Chase Associates concedes Vitex was initially Smith’s client. Additionally, the evidence shows Ken and Karen repeatedly promised Smith Vitex would remain his client as long as searches for Vitex were ongoing. Chase Associates, however, contends Vitex became dissatisfied with Smith and requested Karen handle the retained searches. A Vitex representative testified she gave no thought to having

-4- Smith conduct the retained searches and specifically asked Karen to conduct the recruitment efforts. Conversely, Smith testified Karen and Ken intentionally undermined his relationship with Vitex and froze him out of all Vitex dealings in order to take over the lucrative account.

Vitex entered into a total of seven retainer agreements with Chase Group and paid approximately $353,864 in fees. Smith was paid commissions on the first two contracts in accordance with the compensation policy. Those contracts are not at issue in this litigation. Smith was paid modified split-commissions on the next three contracts and no commissions on the final two. Smith contends he accepted modified payments on three of the contracts only because Chase Associates refused to pay him according to the compensation policy and he feared termination if he complained. Smith contends he would have earned 100% commissions on the last five of the seven retained searches had he been allowed to conduct the searches himself.

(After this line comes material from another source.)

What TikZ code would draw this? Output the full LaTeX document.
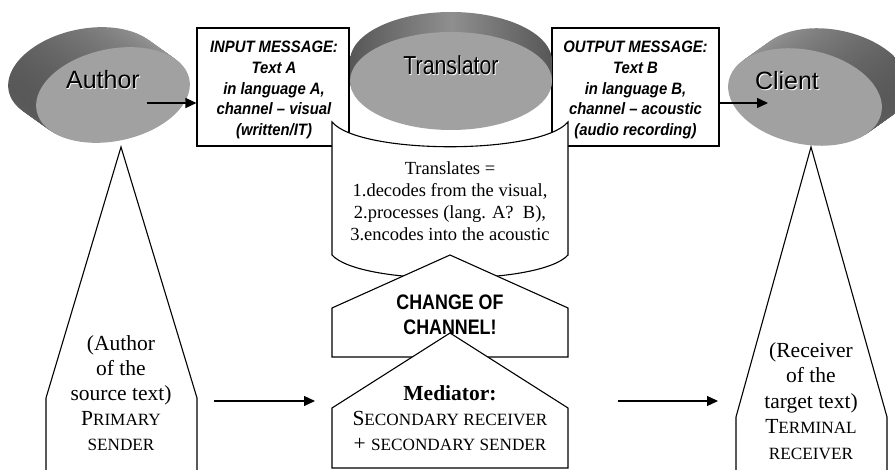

In April 2001, Smith left Chase Associates and brought suit alleging it breached the employment contract by refusing to pay commissions on five of the seven contracts in accordance with the compensation policy. At trial, Smith presented evidence indicating he was Chase Associates’s third highest producer and would have earned an additional $63,627 in commissions had he been allowed to conduct the recruitment efforts on the five disputed contracts. Smith also argued Chase Associates’s refusal to pay the commissions was willful and in violation of Kan. Stat. Ann. § 44-3152, thereby subjecting the company to a 100% statutory penalty on the withheld commissions.